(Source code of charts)

--- start ---

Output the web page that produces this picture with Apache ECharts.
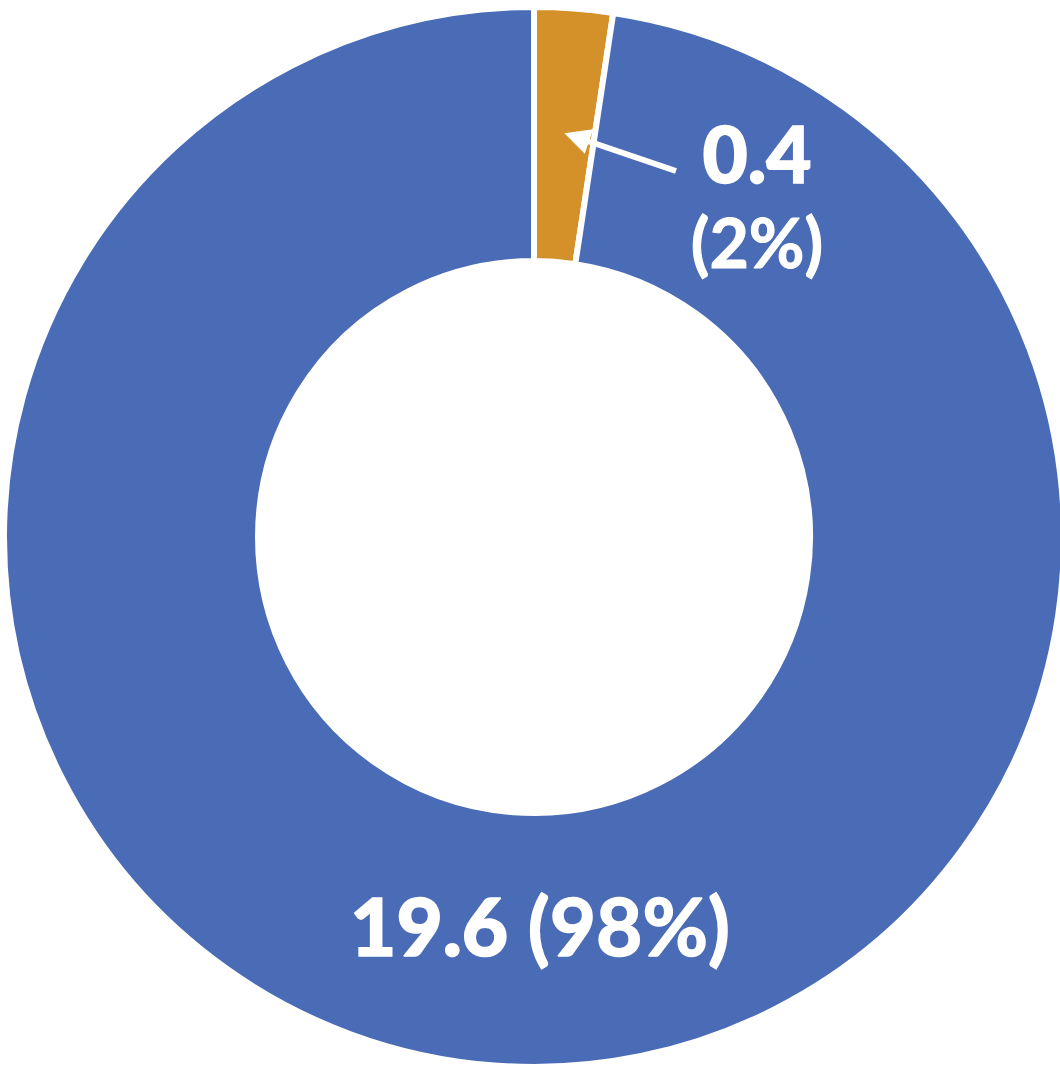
<!DOCTYPE html>
<html>
<head>
<meta charset="utf-8">
<script src="https://cdn.jsdelivr.net/npm/echarts@6/dist/echarts.min.js"></script>
<style>
  html, body { margin: 0; padding: 0; background: #ffffff; }
  #chart { width: 1060px; height: 1077px; }
</style>
</head>
<body>
<div id="chart"></div>
<script>
// ---- data ----
var categories = ['Small share', 'Large share'];
var values = [0.4, 19.6];
var percents = [2, 98];
var colors = ['#D4912A', '#4A6BB5'];

var CX = 534, CY = 537;
var MIN_ANGLE = 8.6;
var FONT = 'Lato';

var chart = echarts.init(document.getElementById('chart'), null, { renderer: 'svg' });

var seriesData = categories.map(function (c, i) {
  return { name: c, value: values[i], itemStyle: { color: colors[i] } };
});

// arrow geometry from slice middle angle
var mid = (90 - MIN_ANGLE / 2) * Math.PI / 180;
var tipR = 405;
var tip = [CX + tipR * Math.cos(mid), CY - tipR * Math.sin(mid)];
var tail = [676, 171];
var dx = tail[0] - tip[0], dy = tail[1] - tip[1];
var len = Math.sqrt(dx * dx + dy * dy);
var ux = dx / len, uy = dy / len;
var headLen = 26, headHalf = 13;
var base = [tip[0] + ux * (headLen - 3), tip[1] + uy * (headLen - 3)];
var hb = [tip[0] + ux * headLen, tip[1] + uy * headLen];
var p1 = [hb[0] - uy * headHalf, hb[1] + ux * headHalf];
var p2 = [hb[0] + uy * headHalf, hb[1] - ux * headHalf];

function txt(size, weight, border, lh) {
  var s = { fontSize: size, fontWeight: weight, color: '#fff', fontFamily: FONT,
            textBorderColor: '#fff', textBorderWidth: border };
  if (lh) s.lineHeight = lh;
  return s;
}

chart.setOption({
  backgroundColor: '#ffffff',
  animation: false,
  series: [{
    type: 'pie',
    center: [CX, CY],
    radius: [276, 530],
    startAngle: 90,
    clockwise: true,
    minAngle: MIN_ANGLE,
    avoidLabelOverlap: false,
    itemStyle: { borderColor: '#ffffff', borderWidth: 6 },
    label: {
      show: true,
      position: 'inside',
      color: '#ffffff',
      fontFamily: FONT,
      fontWeight: 'bold',
      formatter: function (p) {
        var i = p.dataIndex;
        if (i === 0) {
          return '{a|' + values[i] + '}\n{b|(' + percents[i] + '%)}';
        }
        return '{c|' + values[i] + '}{d|\u00a0(' + percents[i] + '%)}';
      },
      rich: {
        a: txt(78, 900, 1.5, 88),
        b: txt(68, 'bold', 1, 88),
        c: txt(80, 900, 1.5),
        d: txt(80, 'bold', 1.5)
      }
    },
    labelLine: { show: false },
    labelLayout: function (params) {
      if (params.dataIndex === 0) {
        return { x: 757, y: 197, align: 'center', verticalAlign: 'middle' };
      }
      return { x: 540, y: 925, align: 'center', verticalAlign: 'middle' };
    },
    emphasis: { disabled: true },
    data: seriesData
  }],
  graphic: [
    {
      type: 'line',
      shape: { x1: tail[0], y1: tail[1], x2: base[0], y2: base[1] },
      style: { stroke: '#ffffff', lineWidth: 6 },
      z: 100
    },
    {
      type: 'polygon',
      shape: { points: [tip, p1, p2] },
      style: { fill: '#ffffff' },
      z: 100
    }
  ]
});
</script>
</body>
</html>
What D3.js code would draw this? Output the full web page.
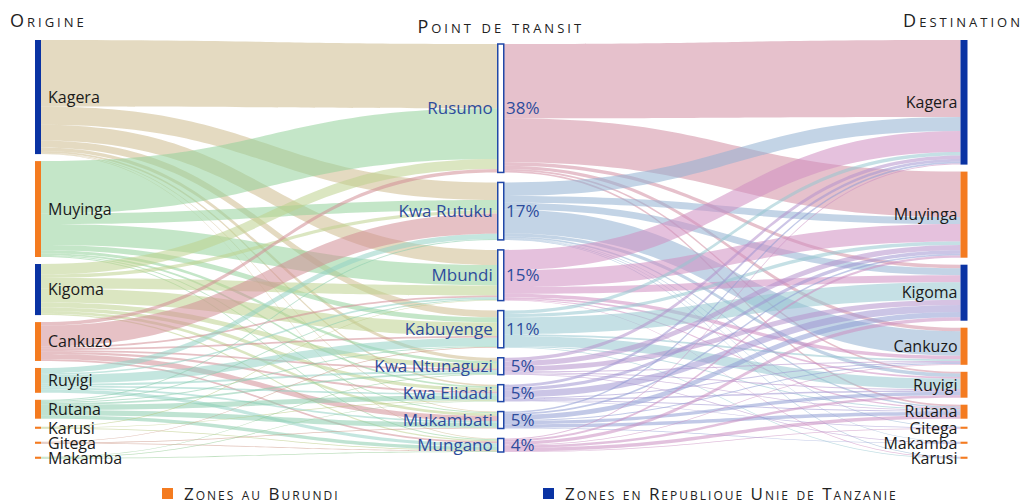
<!DOCTYPE html>
<html>
<head>
<meta charset="utf-8">
<script src="https://cdn.jsdelivr.net/npm/d3@7"></script>
<style>
  body { margin: 0; background: #fff; }
  svg { display: block; }
</style>
</head>
<body>
<div id="chart"></div>
<script>
// nodes
const origins = ["Kagera", "Muyinga", "Kigoma", "Cankuzo", "Ruyigi", "Rutana", "Karusi", "Gitega", "Makamba"];
const originCountry = ["TZ", "BI", "TZ", "BI", "BI", "BI", "BI", "BI", "BI"];
const transits = ["Rusumo", "Kwa Rutuku", "Mbundi", "Kabuyenge", "Kwa Ntunaguzi", "Kwa Elidadi", "Mukambati", "Mungano"];
const transitShare = [38, 17, 15, 11, 5, 5, 5, 4];
const destinations = ["Kagera", "Muyinga", "Kigoma", "Cankuzo", "Ruyigi", "Rutana", "Gitega", "Makamba", "Karusi"];
const destCountry = ["TZ", "BI", "TZ", "BI", "BI", "BI", "BI", "BI", "BI"];

// % of all flows, rows = origins, columns = transit points
const originToTransit = [
  [19, 5.2, 4.5, 2, 1, 0.5, 0.2, 0.2],
  [15, 3, 6, 1.5, 0.8, 0.5, 0.3, 0.3],
  [3, 1, 3, 4, 1.4, 1, 0.8, 0.4],
  [1, 6, 0.5, 0.5, 0.5, 0.6, 1.5, 0.5],
  [0, 1.5, 0.5, 2.5, 0.6, 0.5, 0.5, 1],
  [0, 0.3, 0.3, 0.3, 0.5, 1.5, 1.5, 1],
  [0, 0, 0.2, 0, 0, 0.2, 0, 0.2],
  [0, 0, 0, 0.2, 0, 0, 0.2, 0.2],
  [0, 0, 0, 0, 0.2, 0.2, 0, 0.2]
];

// rows = transit points, columns = destinations
const transitToDest = [
  [22, 13, 1, 1, 0.5, 0.5, 0, 0, 0],
  [4, 2, 2, 7, 1, 0.4, 0.2, 0.2, 0.2],
  [6, 5, 2, 1, 0.5, 0.3, 0, 0, 0.2],
  [1, 1, 5, 0.5, 3, 0.3, 0, 0, 0.2],
  [1, 1.5, 1.5, 0.3, 0.3, 0.2, 0, 0.2, 0],
  [0.8, 1, 2, 0.3, 0.4, 0.3, 0.2, 0, 0],
  [0.5, 0.5, 1.5, 0.3, 1, 1, 0, 0.2, 0],
  [0.3, 0.6, 1, 0.2, 0.7, 1, 0.2, 0, 0]
];

const originColors = ["#cebc8e", "#94d29b", "#bed28e", "#d28e96", "#94d2c5", "#8bccad", "#b5c77a", "#c8907e", "#8fc98f"];
const transitColors = ["#d28ea2", "#92b1d2", "#d08ec1", "#96c7d0", "#b492cc", "#a096d2", "#8f9dd4", "#cb8ec1"];
const countryColors = { BI: "#f47b20", TZ: "#0a33a3" };
const legendItems = [
  { label: "Zones au Burundi", country: "BI" },
  { label: "Zones en Republique Unie de Tanzanie", country: "TZ" }
];

(function () {
  const width = 1023, height = 500;
  const nodeW = 6;
  const pad = 7, padMid = 10, minSlot = 8;

  const svg = d3.select("#chart").append("svg")
    .attr("width", width)
    .attr("height", height)
    .style("font-family", "'Open Sans', sans-serif");

  const x = d3.scalePoint().domain(["origin", "transit", "dest"]).range([38, 963.5]);

  const originTotals = originToTransit.map(r => d3.sum(r));
  const destTotals = destinations.map((d, j) => d3.sum(transitToDest, r => r[j]));

  // side columns and middle column use their own vertical scale
  const kSide = d3.scaleLinear().domain([0, 100]).range([0, 350]);
  const kMid = d3.scaleLinear().domain([0, 100]).range([0, 338]);

  function column(values, top, k, gap) {
    let y = top;
    return values.map(v => {
      const h = k(v);
      const n = { y0: y, y1: y + h, out: 0, in: 0 };
      if (h < minSlot) { // tiny zones get a small slot with a dash
        n.y0 = y + 1; n.y1 = y + 1 + h;
        y += minSlot + gap;
      } else {
        y += h + gap;
      }
      return n;
    });
  }

  const oNodes = column(originTotals, 40, kSide, pad);
  const tNodes = column(transitShare, 44, kMid, padMid);
  const dNodes = column(destTotals, 40, kSide, pad);

  function ribbon(x0, x1, a0, b0, a1, b1) {
    const p = d3.path();
    const xm = (x0 + x1) / 2;
    p.moveTo(x0, a0);
    p.bezierCurveTo(xm, a0, xm, a1, x1, a1);
    p.lineTo(x1, b1);
    p.bezierCurveTo(xm, b1, xm, b0, x0, b0);
    p.closePath();
    return p.toString();
  }

  function buildLinks(matrix, srcNodes, tgtNodes, kSrc, kTgt) {
    const links = [];
    matrix.forEach((row, i) => row.forEach((v, j) => {
      if (!v) return;
      const s = srcNodes[i], t = tgtNodes[j];
      const a0 = s.y0 + s.out; s.out += kSrc(v);
      const a1 = t.y0 + t.in; t.in += kTgt(v);
      links.push({ i, j, a0, b0: s.y0 + s.out, a1, b1: t.y0 + t.in });
    }));
    return links;
  }

  const leftLinks = buildLinks(originToTransit, oNodes, tNodes, kSide, kMid);
  const rightLinks = buildLinks(transitToDest, tNodes, dNodes, kMid, kSide);

  const xo = x("origin") + nodeW / 2, xt0 = x("transit") - nodeW / 2,
        xt1 = x("transit") + nodeW / 2, xd = x("dest") - nodeW / 2;

  svg.append("g").selectAll("path")
    .data(leftLinks)
    .join("path")
    .attr("d", d => ribbon(xo, xt0, d.a0, d.b0, d.a1, d.b1))
    .attr("fill", d => originColors[d.i])
    .attr("fill-opacity", 0.55);

  svg.append("g").selectAll("path")
    .data(rightLinks)
    .join("path")
    .attr("d", d => ribbon(xt1, xd, d.a0, d.b0, d.a1, d.b1))
    .attr("fill", d => transitColors[d.i])
    .attr("fill-opacity", 0.55);

  // origin bars
  svg.append("g").selectAll("rect")
    .data(oNodes)
    .join("rect")
    .attr("x", x("origin") - nodeW / 2)
    .attr("y", d => d.y0)
    .attr("width", nodeW)
    .attr("height", d => d.y1 - d.y0)
    .attr("fill", (d, i) => countryColors[originCountry[i]]);

  svg.append("g").selectAll("rect")
    .data(dNodes)
    .join("rect")
    .attr("x", x("dest") - nodeW / 2)
    .attr("y", d => d.y0)
    .attr("width", nodeW + 1)
    .attr("height", d => d.y1 - d.y0)
    .attr("fill", (d, i) => countryColors[destCountry[i]]);

  svg.append("g").selectAll("rect")
    .data(tNodes)
    .join("rect")
    .attr("x", x("transit") - nodeW / 2)
    .attr("y", d => d.y0)
    .attr("width", nodeW)
    .attr("height", d => d.y1 - d.y0)
    .attr("fill", "#fff")
    .attr("stroke", "#2148a8")
    .attr("stroke-width", 1.5);

  // labels
  svg.append("g").selectAll("text")
    .data(oNodes)
    .join("text")
    .attr("x", x("origin") + 10)
    .attr("y", d => (d.y0 + d.y1) / 2)
    .attr("dy", "0.36em")
    .attr("font-size", 16)
    .attr("fill", "#1a1a1a")
    .text((d, i) => origins[i]);

  svg.append("g").selectAll("text")
    .data(dNodes)
    .join("text")
    .attr("x", x("dest") - 6)
    .attr("y", d => (d.y0 + d.y1) / 2)
    .attr("dy", "0.36em")
    .attr("text-anchor", "end")
    .attr("font-size", 16)
    .attr("fill", "#1a1a1a")
    .text((d, i) => destinations[i]);

  const mid = svg.append("g").attr("fill", "#2e4c9c").attr("font-size", 17);
  mid.selectAll(".tname")
    .data(tNodes)
    .join("text")
    .attr("class", "tname")
    .attr("x", x("transit") - 8)
    .attr("y", d => (d.y0 + d.y1) / 2)
    .attr("dy", "0.36em")
    .attr("text-anchor", "end")
    .text((d, i) => transits[i]);
  mid.selectAll(".tpct")
    .data(tNodes)
    .join("text")
    .attr("class", "tpct")
    .attr("x", x("transit") + 22)
    .attr("y", d => (d.y0 + d.y1) / 2)
    .attr("dy", "0.36em")
    .attr("text-anchor", "middle")
    .text((d, i) => transitShare[i] + "%");

  // column titles
  const titles = svg.append("g")
    .attr("font-size", 18)
    .attr("fill", "#222")
    .style("font-variant", "small-caps")
    .style("letter-spacing", "3px");
  titles.append("text").attr("x", 10).attr("y", 27).text("Origine");
  titles.append("text").attr("x", x("transit")).attr("y", 33).attr("text-anchor", "middle").text("Point de transit");
  titles.append("text").attr("x", 1023).attr("y", 27).attr("text-anchor", "end").text("Destination");

  // legend
  const lx = d3.scaleOrdinal().domain(legendItems.map(d => d.country)).range([162, 543]);
  const legend = svg.append("g").selectAll("g")
    .data(legendItems)
    .join("g")
    .attr("transform", d => `translate(${lx(d.country)},488)`);
  legend.append("rect")
    .attr("width", 11)
    .attr("height", 11)
    .attr("fill", d => countryColors[d.country]);
  legend.append("text")
    .attr("x", 22)
    .attr("y", 12)
    .attr("font-size", 17)
    .attr("fill", "#222")
    .style("font-variant", "small-caps")
    .style("letter-spacing", "2px")
    .text(d => d.label);
})();
</script>
</body>
</html>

--- end ---

* Stated task *
Scan the listing above. Gather each line that contains the word "this".

* The answer *
Output the web page that produces this picture with Apache ECharts.
What D3.js code would draw this? Output the full web page.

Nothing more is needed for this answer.